The Pros favourite training climb - Col de La Madone

Favourite training climb – Col de La Madone

Romain: So that’s, what, 120km?

Chris: 130km.

Sheree: What’s your best time up the Madone?

Chris: 32 minutes, which I did today on one of the only occasions I’ve gone flat out from bottom to top.

Romain: You like the area?

Chris: Just having the stability of a home in one place and it’s fantastic for training. In terms of my cycling career, I’ve really been able to improve a lot since I came here. If you go behind Monaco and up into the mountains, it’s beautiful. You don’t have any traffic and you have long climbs that are similar to those in the Alps.

Romain: Who do you usually train with?

Chris: Richie Porte, sometimes Philippe Gilbert, the Aussie guys like Simon Gerrans, but I mainly train alone. If I’m doing efforts, it’s quite hard to ride with other people. Otherwise it’s more or less with my teammates.

Romain: So, outside of the races, what else do you enjoy doing? Do you have any favourite restaurants?

Chris: I’m not sure I want to let on and have everyone go there. I really like restaurant Constantine, they use very natural ingredients and it almost feels like home cooking.

Romain: Do you enjoy other sports? For example, do you go and watch AS Monaco?

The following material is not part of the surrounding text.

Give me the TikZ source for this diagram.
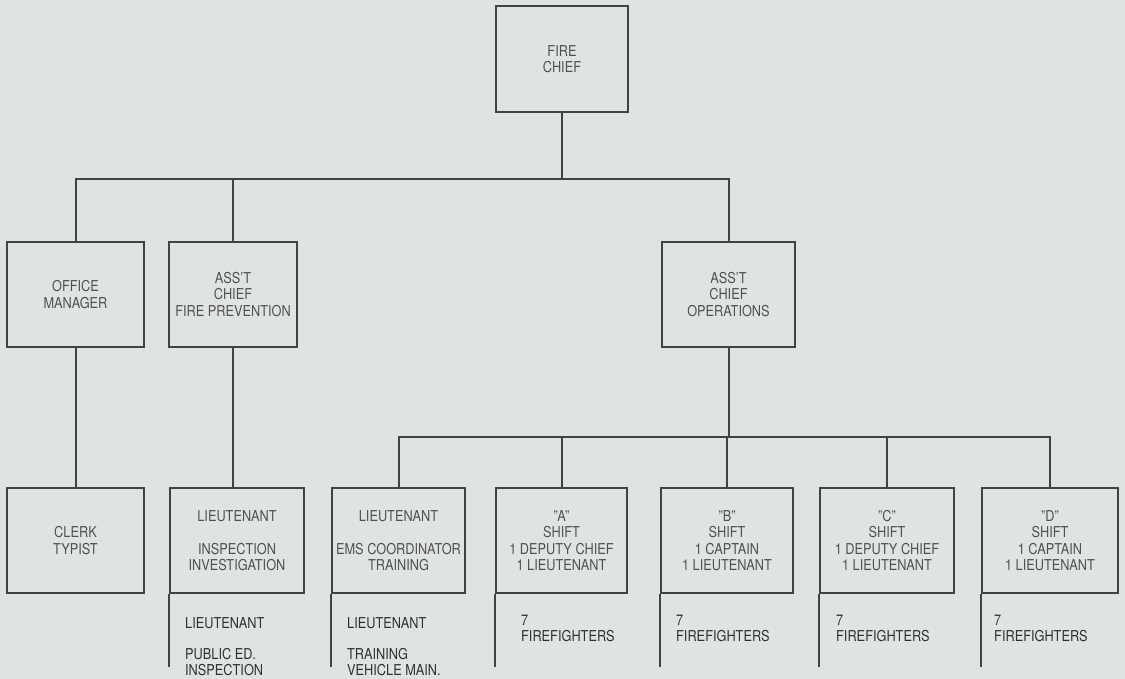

Chris: No, I don’t follow football very much to be honest. I find it quite hard to keep up with other sports when I’m always on the road but I enjoyed rugby when I was younger and I watch it when it’s on the television. I was fortunate enough to be invited into the Red Bull enclosure for the recent Monaco F1 GP. I’d never been to a race before and it was super.

Romain: Just to finish. You’ll be keeping the O.Symetric chain rings for the Tour?

Chris: I really enjoy using them. I feel they work well for me so I don’t think I should change them. I’ve found since using them in 2011 that I’ve started doing really well. So l’m happy.

Osymetric are Nicois (image: Osymetric)

Osymetric are Nicois (Image: Osymetric)

Romain: Especially in the time trials?

Chris: Definitely in the time trials, I feel a big difference and also in the mountains.

Romain: The inventor Jean-Louis Talo comes from here, he lives in Menton.

Chris: I catch up with him every now and then for a coffee. He’s a super guy.

Romain: Thanks for your time and good luck for the Dauphine and, of course, the  Tour.

I couldn’t resist asking one tiny question! I’m hoping I’ll be able to catch up with Chris and his fiancée Michelle post-Tour to swap recipes  – Michelle’s a keen baker – and pose my own questions.